Your copy of the material must match it exactly, except that pictures are dropped.
⟨
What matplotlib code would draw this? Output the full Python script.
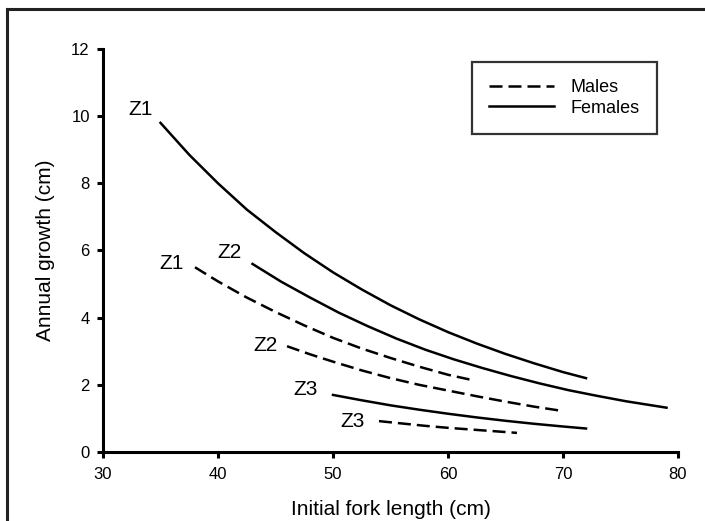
import matplotlib
matplotlib.use("Agg")
from matplotlib import pyplot as plt
from matplotlib.lines import Line2D

plt.rcParams['font.family'] = ['Liberation Sans', 'DejaVu Sans']

# growth curves (fork length cm, annual growth cm)
fz1_x = [35, 37.5, 40, 42.5, 45, 47.5, 50, 52.5, 55, 57.5, 60, 62.5, 65, 67.5, 70, 72]
fz1_y = [9.8, 8.85, 8.0, 7.22, 6.55, 5.92, 5.35, 4.84, 4.37, 3.95, 3.57, 3.23, 2.92, 2.64, 2.38, 2.2]
fz2_x = [43, 45.5, 48, 50.5, 53, 55.5, 58, 60.5, 63, 65.5, 68, 70.5, 73, 75.5, 79]
fz2_y = [5.6, 5.07, 4.6, 4.15, 3.75, 3.38, 3.05, 2.76, 2.5, 2.26, 2.04, 1.84, 1.67, 1.51, 1.32]
fz3_x = [50, 52.5, 55, 57.5, 60, 62.5, 65, 67.5, 70, 72]
fz3_y = [1.7, 1.54, 1.39, 1.26, 1.14, 1.03, 0.93, 0.84, 0.76, 0.7]

mz1_x = [38, 40, 42.5, 45, 47.5, 50, 52.5, 55, 57.5, 60, 62]
mz1_y = [5.5, 5.08, 4.6, 4.17, 3.77, 3.4, 3.08, 2.8, 2.54, 2.3, 2.15]
mz2_x = [46, 48, 50, 52.5, 55, 57.5, 60, 62.5, 65, 67.5, 70]
mz2_y = [3.15, 2.91, 2.69, 2.43, 2.2, 2.0, 1.83, 1.66, 1.5, 1.35, 1.22]
mz3_x = [54, 56, 58, 60, 62, 64, 66]
mz3_y = [0.92, 0.85, 0.78, 0.72, 0.67, 0.62, 0.57]

# zone labels next to each curve
labels = ["Z1", "Z2", "Z3", "Z1", "Z2", "Z3"]
label_x = [33.3, 41.0, 47.6, 36.0, 44.1, 51.7]
label_y = [10.2, 5.95, 1.85, 5.62, 3.18, 0.9]

fig = plt.figure(figsize=(7.05, 5.21), dpi=100)
ax = fig.add_axes([0.1461, 0.1324, 0.8156, 0.7736])

lw = 1.8
dash = (5.2, 2.4)
ax.plot(mz1_x, mz1_y, c='black', lw=lw, dashes=dash, label='Males')
ax.plot(fz1_x, fz1_y, c='black', lw=lw, label='Females')
ax.plot(fz2_x, fz2_y, c='black', lw=lw)
ax.plot(fz3_x, fz3_y, c='black', lw=lw)
ax.plot(mz2_x, mz2_y, c='black', lw=lw, dashes=dash)
ax.plot(mz3_x, mz3_y, c='black', lw=lw, dashes=dash)

for t, x, y in zip(labels, label_x, label_y):
    ax.text(x, y, t, fontsize=15, ha='center', va='center')

ax.set_xlim(30, 80)
ax.set_ylim(0, 12)
ax.set_xticks(range(30, 81, 10))
ax.set_yticks(range(0, 13, 2))
ax.spines['top'].set_visible(False)
ax.spines['right'].set_visible(False)
ax.spines['left'].set_linewidth(2.2)
ax.spines['bottom'].set_linewidth(2.2)
ax.tick_params(axis='both', direction='out', length=4.5, width=2.2, labelsize=12)
ax.tick_params(axis='x', pad=6)
ax.tick_params(axis='y', pad=5)

ax.set_xlabel("Initial fork length (cm)", fontsize=15, labelpad=13)
ax.set_ylabel("Annual growth (cm)", fontsize=15, labelpad=12)

leg = ax.legend(loc='upper right', bbox_to_anchor=(0.9635, 0.9677), borderaxespad=0,
                fontsize=13, frameon=True, fancybox=False, handlelength=3.6,
                handletextpad=0.9, labelspacing=0.2, borderpad=0.95)
leg.get_frame().set_edgecolor('black')
leg.get_frame().set_linewidth(1.6)

# frame lines along the top and left of the figure
fig.add_artist(Line2D([0.01, 0.01], [0.0, 0.983], transform=fig.transFigure, c='#222222', lw=2.2))
fig.add_artist(Line2D([0.01, 1.0], [0.983, 0.983], transform=fig.transFigure, c='#222222', lw=2.2))

plt.savefig("out.png", dpi=100)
⟩
- **Correct answer**:
What matplotlib code would draw this? Output the full Python script.
import matplotlib
matplotlib.use("Agg")
from matplotlib import pyplot as plt
from matplotlib.lines import Line2D

plt.rcParams['font.family'] = ['Liberation Sans', 'DejaVu Sans']

# growth curves (fork length cm, annual growth cm)
fz1_x = [35, 37.5, 40, 42.5, 45, 47.5, 50, 52.5, 55, 57.5, 60, 62.5, 65, 67.5, 70, 72]
fz1_y = [9.8, 8.85, 8.0, 7.22, 6.55, 5.92, 5.35, 4.84, 4.37, 3.95, 3.57, 3.23, 2.92, 2.64, 2.38, 2.2]
fz2_x = [43, 45.5, 48, 50.5, 53, 55.5, 58, 60.5, 63, 65.5, 68, 70.5, 73, 75.5, 79]
fz2_y = [5.6, 5.07, 4.6, 4.15, 3.75, 3.38, 3.05, 2.76, 2.5, 2.26, 2.04, 1.84, 1.67, 1.51, 1.32]
fz3_x = [50, 52.5, 55, 57.5, 60, 62.5, 65, 67.5, 70, 72]
fz3_y = [1.7, 1.54, 1.39, 1.26, 1.14, 1.03, 0.93, 0.84, 0.76, 0.7]

mz1_x = [38, 40, 42.5, 45, 47.5, 50, 52.5, 55, 57.5, 60, 62]
mz1_y = [5.5, 5.08, 4.6, 4.17, 3.77, 3.4, 3.08, 2.8, 2.54, 2.3, 2.15]
mz2_x = [46, 48, 50, 52.5, 55, 57.5, 60, 62.5, 65, 67.5, 70]
mz2_y = [3.15, 2.91, 2.69, 2.43, 2.2, 2.0, 1.83, 1.66, 1.5, 1.35, 1.22]
mz3_x = [54, 56, 58, 60, 62, 64, 66]
mz3_y = [0.92, 0.85, 0.78, 0.72, 0.67, 0.62, 0.57]

# zone labels next to each curve
labels = ["Z1", "Z2", "Z3", "Z1", "Z2", "Z3"]
label_x = [33.3, 41.0, 47.6, 36.0, 44.1, 51.7]
label_y = [10.2, 5.95, 1.85, 5.62, 3.18, 0.9]

fig = plt.figure(figsize=(7.05, 5.21), dpi=100)
ax = fig.add_axes([0.1461, 0.1324, 0.8156, 0.7736])

lw = 1.8
dash = (5.2, 2.4)
ax.plot(mz1_x, mz1_y, c='black', lw=lw, dashes=dash, label='Males')
ax.plot(fz1_x, fz1_y, c='black', lw=lw, label='Females')
ax.plot(fz2_x, fz2_y, c='black', lw=lw)
ax.plot(fz3_x, fz3_y, c='black', lw=lw)
ax.plot(mz2_x, mz2_y, c='black', lw=lw, dashes=dash)
ax.plot(mz3_x, mz3_y, c='black', lw=lw, dashes=dash)

for t, x, y in zip(labels, label_x, label_y):
    ax.text(x, y, t, fontsize=15, ha='center', va='center')

ax.set_xlim(30, 80)
ax.set_ylim(0, 12)
ax.set_xticks(range(30, 81, 10))
ax.set_yticks(range(0, 13, 2))
ax.spines['top'].set_visible(False)
ax.spines['right'].set_visible(False)
ax.spines['left'].set_linewidth(2.2)
ax.spines['bottom'].set_linewidth(2.2)
ax.tick_params(axis='both', direction='out', length=4.5, width=2.2, labelsize=12)
ax.tick_params(axis='x', pad=6)
ax.tick_params(axis='y', pad=5)

ax.set_xlabel("Initial fork length (cm)", fontsize=15, labelpad=13)
ax.set_ylabel("Annual growth (cm)", fontsize=15, labelpad=12)

leg = ax.legend(loc='upper right', bbox_to_anchor=(0.9635, 0.9677), borderaxespad=0,
                fontsize=13, frameon=True, fancybox=False, handlelength=3.6,
                handletextpad=0.9, labelspacing=0.2, borderpad=0.95)
leg.get_frame().set_edgecolor('black')
leg.get_frame().set_linewidth(1.6)

# frame lines along the top and left of the figure
fig.add_artist(Line2D([0.01, 0.01], [0.0, 0.983], transform=fig.transFigure, c='#222222', lw=2.2))
fig.add_artist(Line2D([0.01, 1.0], [0.983, 0.983], transform=fig.transFigure, c='#222222', lw=2.2))

plt.savefig("out.png", dpi=100)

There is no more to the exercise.